The Python script for training the classifier takes command line arguments and passes them to PyTorch-Lightning's Trainer class. A full list of parameters can be found here.

To train CNN for MNIST:

# Usage:
python ./baard/classifiers/mnist_cnn.py [--max_epochs MAX_EPOCHS] [--seed SEED] ...

python ./baard/classifiers/cifar10_resnet18.py [--max_epochs MAX_EPOCHS] [--seed SEED] ...

Classifier Example

# To test the environment, run:
python ./baard/classifiers/mnist_cnn.py --fast_dev_run=true

# To train the model, run:
# By default this code check if GPU is available.
# Default seed is 1234, use `--seed=1234` to change it.
python ./baard/classifiers/mnist_cnn.py

To train ResNet-18 for CIFAR-10:

# This Python script takes the same arguments as `mnist_cnn.py`
python ./baard/classifiers/cifar10_resnet18.py

To check log files from TensorBoard, run:

tensorboard --logdir logs

NOTE

  • All pre-trained models are saved under ./pretrained_clf/.
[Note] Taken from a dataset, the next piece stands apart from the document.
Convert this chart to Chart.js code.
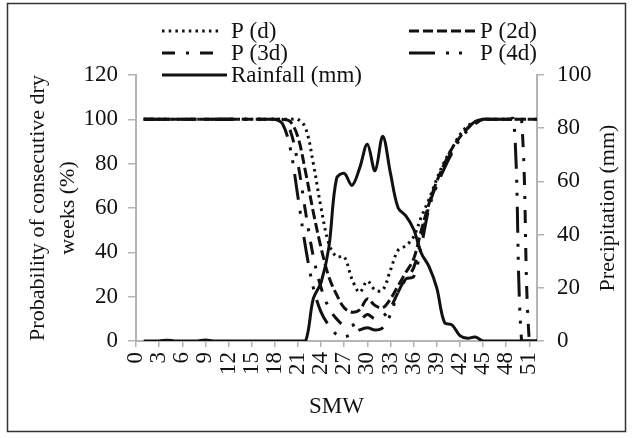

Generate Adversarial Examples

Basic usage

# Usage
python ./experiments/train_adv_examples.py [-s SEED] [-d DATASET_NAME] [--n_att NB_ADV_EXAMPLES] [--n_val NB_VAL_EXAMPLES] [-a ATTACK_NAME]  [--eps LIST_OF_EPSILON] [--params ATTACK_PARAMS]

Available options

  • '-s', '--seed': Seed value. The output folder name is based on the seed value.
  • '-d', '--data': Dataset. Either MNIST or CIFAR10.
  • '--n_att': Number of adversarial examples want to generate. Default is 100. Use 1000 for the actual experiment.
  • '--n_val': Number of validation examples. The validation set comes from the correctly classified test set. This set will be used by the defense. In the experiment, use 1000. n_att + n_val must be smaller than test set. Default is 1000.
  • '-a', '--attack': Adversarial attack. One of FGSM, PGD, APGD, CW2.
  • '--eps': A list of epsilons as a JSON string. e.g., --eps="[0.06, 0.13, 0.25]". In C&W attack, this controls the confidence parameter c. Default is "[0.06]".
  • '--params': Parameters for the adversarial attack as a JSON string. e.g., {"norm":"inf", "clip_min":0, "clip_max":1}. This JSON string will be converted into a dictionary and pass directly to the attack. Check ./baard/attacks to see the specific parameters for each attack.

List of tabular datasets

We prepared several tabular data for testing. The code here shows the preprocessing process.

  • abalone
  • banknote
  • BC
  • CMC
  • HTRU2
  • phoneme
  • ringnorm
  • texture
  • yeast

NOTE

  • Windows OS cannot cannot escape double quote ", e.g., '{"norm":"inf"}'. Use \ to escape the double quote " symbol, e.g., '{\"norm\":\"inf\"}'.

Attack example

Generating 100 adversarial examples on MNIST using FGSM on L2 norm with Epsilon=0.06

python ./experiments/train_adv_examples.py -d=MNIST --attack=FGSM --params='{"norm":"inf", "clip_min":0, "clip_max":1}' --eps="[0.06]" --n_att=100 --n_val=1000

Code demo

Code demo can be found under ./examples/.

Run experiments from terminal

Under ./linux folder, there are scripts for running the experiment on a Linux machine.